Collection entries
= = = = =
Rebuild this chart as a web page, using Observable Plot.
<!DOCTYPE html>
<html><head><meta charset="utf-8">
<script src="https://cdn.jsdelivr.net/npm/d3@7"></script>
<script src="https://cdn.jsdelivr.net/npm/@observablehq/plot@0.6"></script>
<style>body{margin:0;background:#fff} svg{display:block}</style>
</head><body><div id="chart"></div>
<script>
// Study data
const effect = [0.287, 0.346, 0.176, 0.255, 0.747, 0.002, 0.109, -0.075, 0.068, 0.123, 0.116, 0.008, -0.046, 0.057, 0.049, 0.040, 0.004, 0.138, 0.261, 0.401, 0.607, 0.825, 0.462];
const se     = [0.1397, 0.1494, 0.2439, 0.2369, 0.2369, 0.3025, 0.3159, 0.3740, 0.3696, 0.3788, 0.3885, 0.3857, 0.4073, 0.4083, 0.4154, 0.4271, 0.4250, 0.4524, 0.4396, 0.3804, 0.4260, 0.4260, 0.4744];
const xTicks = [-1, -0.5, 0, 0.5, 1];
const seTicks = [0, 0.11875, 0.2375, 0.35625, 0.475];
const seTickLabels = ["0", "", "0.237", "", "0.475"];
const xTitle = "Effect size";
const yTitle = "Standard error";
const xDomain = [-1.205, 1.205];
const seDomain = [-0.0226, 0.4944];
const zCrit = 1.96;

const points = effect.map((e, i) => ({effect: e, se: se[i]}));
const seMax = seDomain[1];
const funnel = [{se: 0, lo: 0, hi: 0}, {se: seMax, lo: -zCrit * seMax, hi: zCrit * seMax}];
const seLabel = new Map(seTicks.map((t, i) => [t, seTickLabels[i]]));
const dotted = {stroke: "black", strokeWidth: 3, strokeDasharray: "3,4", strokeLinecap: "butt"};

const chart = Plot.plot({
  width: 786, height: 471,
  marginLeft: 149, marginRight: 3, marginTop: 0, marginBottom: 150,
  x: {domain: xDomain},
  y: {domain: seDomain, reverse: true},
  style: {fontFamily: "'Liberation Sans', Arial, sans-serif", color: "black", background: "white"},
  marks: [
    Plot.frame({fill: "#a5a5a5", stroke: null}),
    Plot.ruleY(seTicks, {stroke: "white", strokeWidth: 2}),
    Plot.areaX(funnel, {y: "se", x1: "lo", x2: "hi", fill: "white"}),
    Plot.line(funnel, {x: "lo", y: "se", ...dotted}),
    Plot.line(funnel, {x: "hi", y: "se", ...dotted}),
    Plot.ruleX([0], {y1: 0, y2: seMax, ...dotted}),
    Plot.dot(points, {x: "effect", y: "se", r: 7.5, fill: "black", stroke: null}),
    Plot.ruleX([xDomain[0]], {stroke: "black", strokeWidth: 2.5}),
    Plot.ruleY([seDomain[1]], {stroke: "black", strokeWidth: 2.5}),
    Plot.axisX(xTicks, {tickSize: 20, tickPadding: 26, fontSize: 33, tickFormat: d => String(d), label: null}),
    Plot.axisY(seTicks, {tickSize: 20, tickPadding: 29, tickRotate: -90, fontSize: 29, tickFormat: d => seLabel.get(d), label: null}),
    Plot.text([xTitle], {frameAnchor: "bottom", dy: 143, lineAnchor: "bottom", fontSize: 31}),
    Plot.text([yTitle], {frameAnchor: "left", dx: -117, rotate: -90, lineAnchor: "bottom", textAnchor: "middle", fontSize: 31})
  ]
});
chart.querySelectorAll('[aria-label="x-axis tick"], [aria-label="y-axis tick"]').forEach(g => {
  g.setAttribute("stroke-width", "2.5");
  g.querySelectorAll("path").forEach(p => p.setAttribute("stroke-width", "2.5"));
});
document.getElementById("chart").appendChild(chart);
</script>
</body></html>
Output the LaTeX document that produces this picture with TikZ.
= = = = =
» WHAT THE TASK REQUIRES:
Quote each line above in full, word for word.

» TASK RESPONSE:
Rebuild this chart as a web page, using Observable Plot.
<!DOCTYPE html>
<html><head><meta charset="utf-8">
<script src="https://cdn.jsdelivr.net/npm/d3@7"></script>
<script src="https://cdn.jsdelivr.net/npm/@observablehq/plot@0.6"></script>
<style>body{margin:0;background:#fff} svg{display:block}</style>
</head><body><div id="chart"></div>
<script>
// Study data
const effect = [0.287, 0.346, 0.176, 0.255, 0.747, 0.002, 0.109, -0.075, 0.068, 0.123, 0.116, 0.008, -0.046, 0.057, 0.049, 0.040, 0.004, 0.138, 0.261, 0.401, 0.607, 0.825, 0.462];
const se     = [0.1397, 0.1494, 0.2439, 0.2369, 0.2369, 0.3025, 0.3159, 0.3740, 0.3696, 0.3788, 0.3885, 0.3857, 0.4073, 0.4083, 0.4154, 0.4271, 0.4250, 0.4524, 0.4396, 0.3804, 0.4260, 0.4260, 0.4744];
const xTicks = [-1, -0.5, 0, 0.5, 1];
const seTicks = [0, 0.11875, 0.2375, 0.35625, 0.475];
const seTickLabels = ["0", "", "0.237", "", "0.475"];
const xTitle = "Effect size";
const yTitle = "Standard error";
const xDomain = [-1.205, 1.205];
const seDomain = [-0.0226, 0.4944];
const zCrit = 1.96;

const points = effect.map((e, i) => ({effect: e, se: se[i]}));
const seMax = seDomain[1];
const funnel = [{se: 0, lo: 0, hi: 0}, {se: seMax, lo: -zCrit * seMax, hi: zCrit * seMax}];
const seLabel = new Map(seTicks.map((t, i) => [t, seTickLabels[i]]));
const dotted = {stroke: "black", strokeWidth: 3, strokeDasharray: "3,4", strokeLinecap: "butt"};

const chart = Plot.plot({
  width: 786, height: 471,
  marginLeft: 149, marginRight: 3, marginTop: 0, marginBottom: 150,
  x: {domain: xDomain},
  y: {domain: seDomain, reverse: true},
  style: {fontFamily: "'Liberation Sans', Arial, sans-serif", color: "black", background: "white"},
  marks: [
    Plot.frame({fill: "#a5a5a5", stroke: null}),
    Plot.ruleY(seTicks, {stroke: "white", strokeWidth: 2}),
    Plot.areaX(funnel, {y: "se", x1: "lo", x2: "hi", fill: "white"}),
    Plot.line(funnel, {x: "lo", y: "se", ...dotted}),
    Plot.line(funnel, {x: "hi", y: "se", ...dotted}),
    Plot.ruleX([0], {y1: 0, y2: seMax, ...dotted}),
    Plot.dot(points, {x: "effect", y: "se", r: 7.5, fill: "black", stroke: null}),
    Plot.ruleX([xDomain[0]], {stroke: "black", strokeWidth: 2.5}),
    Plot.ruleY([seDomain[1]], {stroke: "black", strokeWidth: 2.5}),
    Plot.axisX(xTicks, {tickSize: 20, tickPadding: 26, fontSize: 33, tickFormat: d => String(d), label: null}),
    Plot.axisY(seTicks, {tickSize: 20, tickPadding: 29, tickRotate: -90, fontSize: 29, tickFormat: d => seLabel.get(d), label: null}),
    Plot.text([xTitle], {frameAnchor: "bottom", dy: 143, lineAnchor: "bottom", fontSize: 31}),
    Plot.text([yTitle], {frameAnchor: "left", dx: -117, rotate: -90, lineAnchor: "bottom", textAnchor: "middle", fontSize: 31})
  ]
});
chart.querySelectorAll('[aria-label="x-axis tick"], [aria-label="y-axis tick"]').forEach(g => {
  g.setAttribute("stroke-width", "2.5");
  g.querySelectorAll("path").forEach(p => p.setAttribute("stroke-width", "2.5"));
});
document.getElementById("chart").appendChild(chart);
</script>
</body></html>
Output the LaTeX document that produces this picture with TikZ.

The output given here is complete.